En outre, les bastions d’Al Qaïda se situent entre Idlib et Alep et entre Raqqa et Deir Ezzor, soit dans des zones éloignées de territoires contrôlés par les forces loyalistes.

Comme de nombreux experts français ont déjà maintes fois expliqué, l’armée syrienne n’a pas les forces de se déployer sur tout le territoire du pays. Elle poursuit une stratégie de grignotage, avançant lentement à partir des territoires qu’elle contrôle, de Homs à Hama, puis de Hama à Khanasser, puis de Khanasser à Al Safira, puis d’Al Safira à Alep etc.

Il est toutefois évident que les services secrets syriens tentent d’infiltrer Al Qaïda pour le détruire comme n’importe quel service d’espionnage en guerre contre le réseau terroriste.
Peut-on reprocher au régime syrien ce que font les Etats européens pour se protéger d’Al Qaïda ?

Pendant que certains experts continuent à nier l’évidence, grâce aux efforts de réconciliation et au climat de dialogue qui s’est installé dans le cadre des négociations dites de Genève 2, de nombreux groupes rebelles proches de l’Armée syrienne libre ont décidé de signer une trêve avec l’armée arabe syrienne à Barzé, Douma, Darayya et Moudamiyyat al Cham, c’est-à-dire dans des localités entourant la capitale Damas (France 24, 23 janvier 2014).

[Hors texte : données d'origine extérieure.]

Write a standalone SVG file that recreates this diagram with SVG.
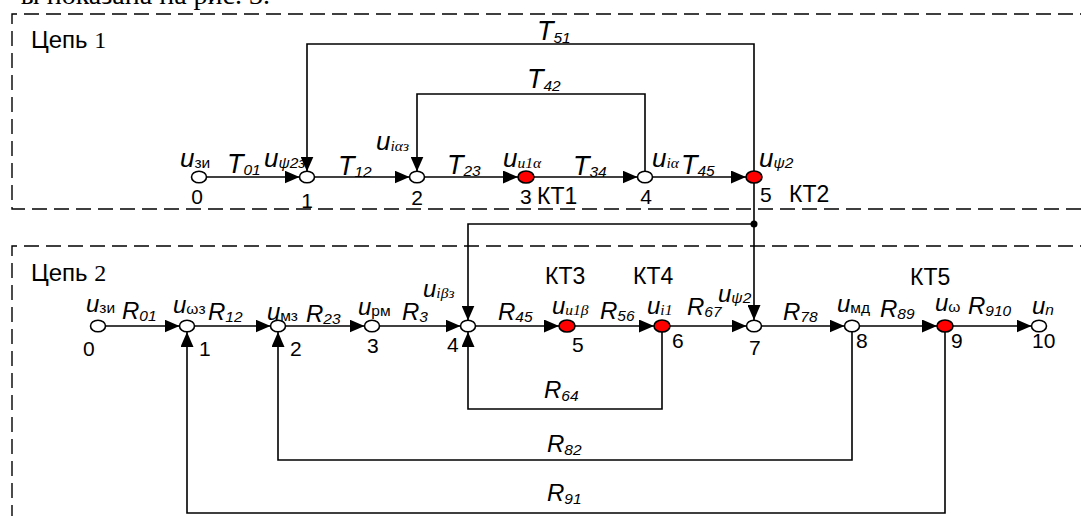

Il s’agit là d’une collaboration bien réelle entre armée loyaliste et rebelles. Ces derniers rendent leurs armes lourdes à l’armée syrienne en échange de quoi ils peuvent contrôler leurs quartiers contre les incursions d’Al Qaïda.

Ces trêves ont permis à des milliers de déplacés de rentrer chez eux.

Pour une fois que des rebelles et des loyalistes fraternisent, l’événement aurait pu être salué par les grands experts du conflit syrien et médiatisé à sa juste mesure. Eh bien non.

Il faut croire que la paix en Syrie n’intéresse guère les élites françaises.

Bahar Kimyongür

(1) Nous parlons ici de l’opposition pro-saoudienne et pro-occidentale gravitant autour de la Coalition nationale syrienne.